Faith, Trust, and Eeyore

“But where is he?” The panicked voice was not that of my son, but my own. You see, Eeyore is lost. He is my 4-year-old’s  favorite stuffed animal and he has not slept willingly without him since he got him almost 3 years ago.  

And now he is lost. Not just ‘I can’t find him’ lost, but possibly, probably ‘packed away and gone to storage for several months’ lost. And momma is worried.

My son, not so much. He shrugs and says, “I don’t know,” as he crawls into bed for nap time, expecting to be reunited with his Eeyore just as soon as mommy finds him. He knows from experience that this is not usually a long wait. Mommy is pretty good at finding Eeyore.

Now already in my head I can foresee the tears and sadness that will overwhelm my son when he realizes Eeyore is gone, gone. Maybe I could go retrieve him. I would have to search a lot of boxes, but maybe he is in there somewhere. Perhaps I could find a replacement and just hope he doesn’t notice that suddenly Eeyore’s head doesn’t flop to one side. All I can see is the worst-case scenario.

This is a catastrophe and the boy doesn’t even realize it!!

But he didn’t freak out. He didn’t throw a fit or worry himself silly. Sure, Eeyore might have been packed away without him noticing, but he’s not concerned. Why? Because he trusts that Mommy will find Eeyore and all would be right in the world.

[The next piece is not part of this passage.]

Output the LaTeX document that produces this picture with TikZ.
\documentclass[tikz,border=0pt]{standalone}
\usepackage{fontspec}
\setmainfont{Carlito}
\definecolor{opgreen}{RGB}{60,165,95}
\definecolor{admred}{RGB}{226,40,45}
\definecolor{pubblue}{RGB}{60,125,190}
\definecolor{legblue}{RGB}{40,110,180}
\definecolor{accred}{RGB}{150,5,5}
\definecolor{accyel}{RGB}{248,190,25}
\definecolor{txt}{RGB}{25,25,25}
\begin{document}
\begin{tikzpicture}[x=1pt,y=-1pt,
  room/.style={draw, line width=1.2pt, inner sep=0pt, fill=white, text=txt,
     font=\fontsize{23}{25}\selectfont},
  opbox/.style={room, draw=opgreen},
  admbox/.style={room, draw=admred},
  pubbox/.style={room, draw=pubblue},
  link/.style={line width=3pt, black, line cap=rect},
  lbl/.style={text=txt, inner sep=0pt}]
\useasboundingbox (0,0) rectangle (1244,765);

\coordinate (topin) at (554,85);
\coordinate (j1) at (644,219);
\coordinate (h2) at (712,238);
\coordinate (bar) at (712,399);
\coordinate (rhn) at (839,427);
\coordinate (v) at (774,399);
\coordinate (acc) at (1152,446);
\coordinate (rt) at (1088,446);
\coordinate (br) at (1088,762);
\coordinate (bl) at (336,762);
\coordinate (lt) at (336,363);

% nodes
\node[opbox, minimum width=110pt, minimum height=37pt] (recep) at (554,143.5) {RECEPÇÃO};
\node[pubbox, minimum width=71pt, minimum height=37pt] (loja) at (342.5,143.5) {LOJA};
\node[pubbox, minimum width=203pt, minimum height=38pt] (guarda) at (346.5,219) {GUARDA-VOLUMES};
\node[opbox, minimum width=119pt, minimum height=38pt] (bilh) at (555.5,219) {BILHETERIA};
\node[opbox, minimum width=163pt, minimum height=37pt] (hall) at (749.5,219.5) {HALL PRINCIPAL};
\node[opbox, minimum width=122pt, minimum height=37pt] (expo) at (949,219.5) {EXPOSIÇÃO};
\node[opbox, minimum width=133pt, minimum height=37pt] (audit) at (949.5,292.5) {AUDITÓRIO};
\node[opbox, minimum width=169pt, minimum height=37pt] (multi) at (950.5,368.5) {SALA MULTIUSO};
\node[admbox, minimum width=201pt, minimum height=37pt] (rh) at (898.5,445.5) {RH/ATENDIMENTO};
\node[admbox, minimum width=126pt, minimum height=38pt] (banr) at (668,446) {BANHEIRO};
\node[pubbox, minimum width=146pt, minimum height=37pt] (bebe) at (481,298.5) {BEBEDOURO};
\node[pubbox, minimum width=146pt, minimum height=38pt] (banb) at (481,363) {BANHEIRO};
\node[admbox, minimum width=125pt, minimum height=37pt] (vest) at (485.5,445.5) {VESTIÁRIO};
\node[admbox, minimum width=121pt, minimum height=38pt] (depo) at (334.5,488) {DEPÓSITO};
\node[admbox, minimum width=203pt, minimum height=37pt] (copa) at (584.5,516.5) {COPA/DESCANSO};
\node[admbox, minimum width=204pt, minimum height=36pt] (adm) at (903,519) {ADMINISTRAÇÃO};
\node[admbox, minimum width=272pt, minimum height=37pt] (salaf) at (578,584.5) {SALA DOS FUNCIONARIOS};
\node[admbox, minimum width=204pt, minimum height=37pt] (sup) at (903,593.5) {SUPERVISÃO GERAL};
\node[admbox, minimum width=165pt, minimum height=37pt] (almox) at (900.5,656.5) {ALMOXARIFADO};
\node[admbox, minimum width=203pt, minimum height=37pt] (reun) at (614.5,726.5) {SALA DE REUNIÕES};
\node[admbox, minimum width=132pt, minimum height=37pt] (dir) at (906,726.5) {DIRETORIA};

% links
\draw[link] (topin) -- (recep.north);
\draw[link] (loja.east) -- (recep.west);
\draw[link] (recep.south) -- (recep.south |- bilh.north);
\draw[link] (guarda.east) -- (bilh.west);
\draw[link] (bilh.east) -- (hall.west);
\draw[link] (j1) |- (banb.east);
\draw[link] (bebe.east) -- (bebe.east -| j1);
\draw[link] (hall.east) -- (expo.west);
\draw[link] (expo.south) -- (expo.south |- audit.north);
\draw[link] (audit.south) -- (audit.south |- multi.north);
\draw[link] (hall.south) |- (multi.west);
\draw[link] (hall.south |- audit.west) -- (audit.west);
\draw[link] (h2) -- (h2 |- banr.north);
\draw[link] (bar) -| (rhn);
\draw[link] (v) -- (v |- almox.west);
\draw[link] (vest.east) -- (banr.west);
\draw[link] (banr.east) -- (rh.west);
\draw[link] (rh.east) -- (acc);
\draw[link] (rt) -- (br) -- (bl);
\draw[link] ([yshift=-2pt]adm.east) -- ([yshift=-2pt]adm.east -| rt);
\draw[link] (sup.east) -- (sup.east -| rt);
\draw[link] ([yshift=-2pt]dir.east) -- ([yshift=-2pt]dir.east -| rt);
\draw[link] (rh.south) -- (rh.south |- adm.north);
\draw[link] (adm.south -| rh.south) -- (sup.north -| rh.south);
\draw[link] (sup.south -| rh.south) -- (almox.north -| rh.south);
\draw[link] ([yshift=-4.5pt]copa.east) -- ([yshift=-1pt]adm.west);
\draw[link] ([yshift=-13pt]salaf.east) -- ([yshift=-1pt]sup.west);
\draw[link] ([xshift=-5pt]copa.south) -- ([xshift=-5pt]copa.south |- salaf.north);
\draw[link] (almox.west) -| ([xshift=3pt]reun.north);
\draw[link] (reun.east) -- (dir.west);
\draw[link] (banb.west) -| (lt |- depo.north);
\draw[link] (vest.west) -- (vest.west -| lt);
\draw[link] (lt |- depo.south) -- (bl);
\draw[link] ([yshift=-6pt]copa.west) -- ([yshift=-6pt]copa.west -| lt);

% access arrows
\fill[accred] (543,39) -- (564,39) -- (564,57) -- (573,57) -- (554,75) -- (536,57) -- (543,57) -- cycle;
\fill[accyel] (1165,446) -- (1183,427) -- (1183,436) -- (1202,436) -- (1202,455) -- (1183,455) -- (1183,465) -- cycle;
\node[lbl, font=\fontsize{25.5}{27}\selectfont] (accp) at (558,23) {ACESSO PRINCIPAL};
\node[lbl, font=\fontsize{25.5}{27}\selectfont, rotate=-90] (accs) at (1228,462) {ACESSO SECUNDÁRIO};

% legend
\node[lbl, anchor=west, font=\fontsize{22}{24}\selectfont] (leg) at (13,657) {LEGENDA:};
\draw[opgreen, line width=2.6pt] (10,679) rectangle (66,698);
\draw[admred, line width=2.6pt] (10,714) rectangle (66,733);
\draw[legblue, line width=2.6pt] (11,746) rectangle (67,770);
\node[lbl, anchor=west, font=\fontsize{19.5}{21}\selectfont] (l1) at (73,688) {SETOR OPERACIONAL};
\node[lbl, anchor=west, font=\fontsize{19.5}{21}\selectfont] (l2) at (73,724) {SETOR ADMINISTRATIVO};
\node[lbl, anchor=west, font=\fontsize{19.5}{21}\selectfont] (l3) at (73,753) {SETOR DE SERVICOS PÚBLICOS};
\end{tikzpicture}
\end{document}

I wish I could be this way with God. I have seen God take a miserable situation and bring something amazing out of it. I have watched him ‘find Eeyore’ for me time and time again. And yet, my first response so many times is to freak out and worry that I’ll never find what I thought I’d lost.

Hopefully, next time I will remember my son, his Eeyore, and the complete faith he had in me to provide for him. I’ll probably save myself weeks of anxiety and some gray hairs by remembering all the times God came through in the past.

Oh, and Eeyore? He was in the one room that didn’t get packed away, just waiting for Mommy to find him and place him back in the loving (though tight-squeezing) arms of my son.

For you are great and do marvelous deeds; you alone are God. Teach me your way, Lord, that I may rely on your faithfulness, give me an undivided heart, that I may fear your name. I will praise you, Lord my God, with all my heart; I will glorify your name forever. Psalm 86:10-12

Milkshakes beat graham crackers

The other night we went to my mom’s house for dinner. It had been a looooong week and I had already decided to treat myself to something tasty on the way home. Something frozen, maybe with cookies mixed in, and definitely made by someone else.

So when my five-year-old asked for dessert while we were still at CiCi’s house, I told her to wait. We would get something later.

“But Mommy, why can’t I have a cookie?”

“Because CiCi has no cookies.” Easy answer. “Wait till we leave and we’ll get something.”

A minute later she came back again, “But why can’t I have a graham cracker? I know CiCi has graham crackers.”

It was true, CiCi had graham crackers. And graham crackers are an excellent dessert when you can convince your children that they’re basically the same as a cookie. 

CiCi agreed that she had graham crackers and offered them to me. Looks like my five-year-old will get what she wants, right? 

But I had other plans. Better plans. I could let her have the graham cracker and then get my own milkshake on the way home. Not lying, I thought about it. But when I have something so tasty as a milkshake, I want to share it with my children, especially since it is a rare treat for them. 

I told her no. We would wait. 

My daughter did not know what she was waiting for. To her, I was the mean mommy who said no to both her dessert ideas. She wanted her treat now and she couldn’t understand why I wouldn’t give her the good thing she had suggested. After all, I had given them to her in the past. I know she likes them. So why was I holding back now?? 

I asked her, “Do you trust me?”

“Well, yeah…. but I want dessert.”

“Maybe I have something better for you in mind, you just have to wait.”

To her credit, she stopped asking then. She understood that if mommy says she has something better in mind for dessert, then there is something better coming and she does not have to keep asking for the lesser thing. 

How many times do we misunderstand God’s promises because we think we should have what we want now, not realizing he’s planning to give us something even better if we trust him? How many times does he ask us to trust him that he will work out something more meaningful than what we have in mind? And are we able to calm down and wait or do we throw a fit and demand our way?

God and I don’t operate in the same way (you should be thankful for that). So maybe he’s not quite as vindictive as me, but I think sometimes when we dig in our heals and insist on our way, he lets us have it, even if we are cheating ourselves out of something better. Because when we resist God’s leading in our lives, we are saying, “I trust me more than you.” We are telling him that those graham crackers are better than any other dessert he would think to offer. 

But if we choose to trust him, we are saying, “I know what I want, but your will be done.” And sometimes he surprises us with a milkshake. 

Proverbs 3:5-6

Trust in the Lord with all your heart and lean not on your own understanding; in all your ways submit to him, and he will make your paths straight.